There are several limitations to this study that should be considered. First, although the VHA is the largest integrated healthcare system in the United States, VHA users are primarily men and share their lived experience of military service. Although our NLP-driven PCQ indicators are likely robust in non-VHA EHRs, testing and minor refinement of the systems would be necessary.

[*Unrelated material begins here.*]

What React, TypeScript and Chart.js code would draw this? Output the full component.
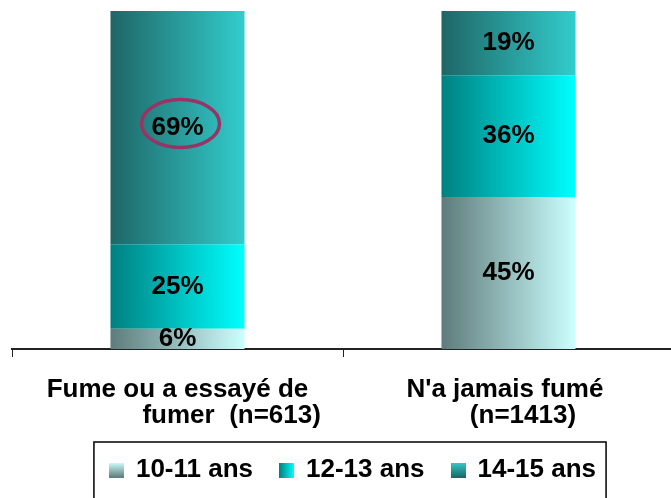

To the best of our knowledge, this study represents the first effort to automate the measure of PCQ in primary care settings in a large integrated healthcare system. We report relatively simple analyses on a large cohort of patients with clinically significant pain. Further refinement and evolution of the PCQ indicators are likely warranted. This work should include multivariable statistical analyses, perhaps including information about individual providers, which is beyond the scope of the current project.

5. Conclusion

Combining evidence of documentation of individual PCQ indicators extracted from progress notes into a total score at the visit level may provide healthcare systems a potentially useful tool for monitoring and improving quality of care. The consistency of a visit-level score based on results of our NLP suggests that this is a valid approach. In this study, we include the PCQ indicator for reassessment in the visit-level score although distinguishing reassessment from an initial assessment is not possible unless assessment has occurred in the previous visit. We did this because although our sampling frame attempted to identify more recently diagnosed patients, we could not determine the exact first visit and thereby the episode of care for specific MSD diagnoses. If measures of PCQ indicators are implemented in ongoing systems to monitor care, efforts should be made to do so and adjust the PCQ indicator score accordingly.

Conflict of interest statement

The authors have no conflicts of interest to declare.